Radiotherapy is the treatment of cancer with high energy radiation, such as x-rays.

Training and qualifications required

Appropriate A-levels (including science) or equivalent level-3 qualifications for entry into the NHS Practitioner Training Programme (PTP); through the NHS Scientist Training Programme for which you’ll need a 1st or 2.1 either in an undergraduate honours degree or an integrated master’s degree in a relevant pure or applied science subject. If you have a relevant 2.2 honours degree, you’ll also be considered if you have a higher degree in a subject relevant to the specialism for which you are applying. Evidence of research experience is desirable; or with experience as a registered clinical scientist to enter NHS Higher Specialist Scientist Training (HSST).

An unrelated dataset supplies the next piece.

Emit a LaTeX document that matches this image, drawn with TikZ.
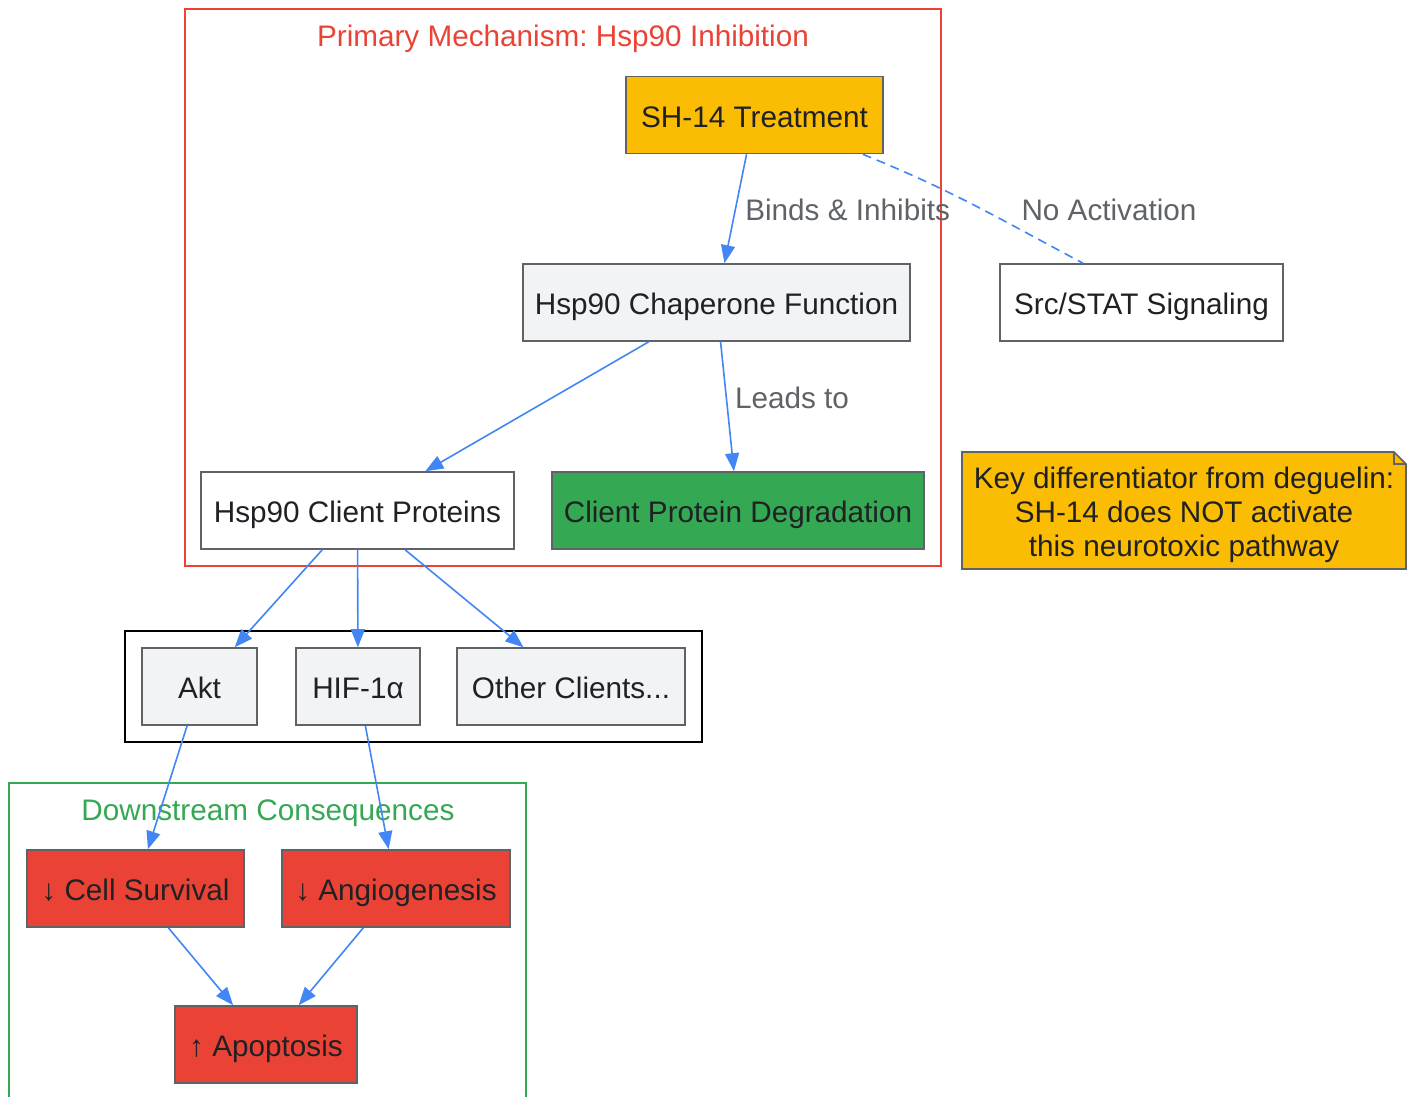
\documentclass[tikz,border=0pt]{standalone}
\usepackage{fontspec}
\setmainfont{Liberation Sans}
\usetikzlibrary{arrows.meta,calc}
\frenchspacing
\definecolor{gyellow}{HTML}{FBBC04}
\definecolor{glight}{HTML}{F1F3F4}
\definecolor{ggreen}{HTML}{34A853}
\definecolor{gred}{HTML}{EA4335}
\definecolor{gblue}{HTML}{4285F4}
\definecolor{gborder}{HTML}{5F6368}
\definecolor{gink}{HTML}{202124}
\tikzset{
  box/.style = {shape=rectangle, draw=gborder, line width=1.6pt, inner sep=0pt,
    text=gink, minimum height=77pt, text height=24pt, text depth=0pt},
  cluster/.style = {shape=rectangle, line width=1.6pt, inner sep=0pt},
  elabel/.style = {text=gborder, inner sep=0pt},
  link/.style = {draw=gblue, line width=1.6pt, -{Triangle[length=18pt,width=14pt]}},
}
\begin{document}
\begin{tikzpicture}[x=1pt, y=-1pt,
  every node/.style = {font=\fontsize{29.7}{34}\selectfont}]
  \clip (0,0) rectangle (1415,1096);
  % groups
  \node[cluster, draw=gred, minimum width=756pt, minimum height=557pt] (primary) at (563,287.5) {};
  \node[text=gred] (primarytitle) at (563,39) {Primary Mechanism: Hsp90 Inhibition};
  \node[cluster, draw=black, minimum width=577pt, minimum height=111pt] (clients) at (413.5,686.5) {};
  \node[cluster, draw=ggreen, minimum width=517pt, minimum height=340pt] (downstream) at (267.5,953) {};
  \node[text=ggreen] (downtitle) at (268,813) {Downstream Consequences};
  % nodes
  \node[box, fill=gyellow, minimum width=257pt] (sh14) at (754.5,115) {SH-14 Treatment};
  \node[box, fill=glight, minimum width=387pt] (chap) at (716.5,302.5) {Hsp90 Chaperone Function};
  \node[box, fill=white, minimum width=283pt] (src) at (1141.5,302.5) {Src/STAT Signaling};
  \node[box, fill=white, minimum width=313pt] (cprot) at (357.5,510.5) {Hsp90 Client Proteins};
  \node[box, fill=ggreen, minimum width=372pt] (degr) at (738,510.5) {Client Protein Degradation};
  \node[box, fill=glight, minimum width=115pt] (akt) at (199.5,686.5) {Akt};
  \node[box, fill=glight, minimum width=124pt] (hif) at (358,686.5) {HIF-1α};
  \node[box, fill=glight, minimum width=228pt] (other) at (571,686.5) {Other Clients...};
  \node[box, fill=gred, minimum width=217pt] (surv) at (135.5,888.5) {↓ Cell Survival};
  \node[box, fill=gred, minimum width=228pt] (angio) at (396,888.5) {↓ Angiogenesis};
  \node[box, fill=gred, minimum width=182pt] (apop) at (266,1044.5) {↑ Apoptosis};
  % note with folded corner
  \coordinate (note) at (1184,510.5);
  \draw[draw=gborder, fill=gyellow, line width=1.6pt]
    ($(note)+(-222,-58.5)$) -- ($(note)+(210,-58.5)$) -- ($(note)+(222,-46.5)$)
    -- ($(note)+(222,58.5)$) -- ($(note)+(-222,58.5)$) -- cycle;
  \draw[draw=gborder, line width=1.2pt]
    ($(note)+(210,-58.5)$) -- ($(note)+(210,-46.5)$) -- ($(note)+(222,-46.5)$);
  \node[inner sep=0pt, text=gink, align=center] (notetext) at ($(note)+(0,4)$)
    {Key differentiator from deguelin:\\SH-14 does NOT activate\\this neurotoxic pathway};
  % connectors
  \draw[link] (sh14) -- (chap) node[elabel, midway, anchor=west, xshift=9pt, yshift=-1.5pt] {Binds \& Inhibits};
  \draw[draw=gblue, line width=1.6pt, dash pattern=on 9pt off 6pt]
    ([xshift=-21pt]sh14.south east) to[out=-22, in=152] ([xshift=-58.5pt]src.north);
  \node[elabel] (noact) at (1109,210) {No Activation};
  \draw[link] (chap) -- (cprot);
  \draw[link] (chap) -- (degr) node[elabel, midway, anchor=west, xshift=7pt, yshift=8.5pt] {Leads to};
  \draw[link] (cprot) -- (akt);
  \draw[link] (cprot) -- (hif);
  \draw[link] (cprot) -- (other);
  \draw[link] (akt) -- (surv);
  \draw[link] (hif) -- (angio);
  \draw[link] (surv) -- (apop);
  \draw[link] (angio) -- (apop);
\end{tikzpicture}
\end{document}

Expected working hours and salary range

NHS staff will usually work a standard 37.5 hours per week. They may work a shift pattern. Most jobs in the NHS are covered by the Agenda for Change (AfC) pay scales. As a healthcare science practitioner, you’d usually start on band 5, with opportunities to progress to more senior positions. Trainee clinical scientists train at band 6 level, and qualified clinical scientists are generally appointed at band 7. With experience and further qualifications, including Higher Specialist Scientist Training, you could apply for posts up to band 9. Terms and conditions of service can vary for employers outside the NHS.

Desirable skills and values

Effective communication skills, an interest in science and technology, comfortable using modern technology and complex equipment, meticulous attention to detail and able to work as part of a team.

Prospects

With further training or experience or both, you may be able to develop your career further and apply for vacancies in areas such as further specialisation (eg proton beam therapy), management, research, or teaching.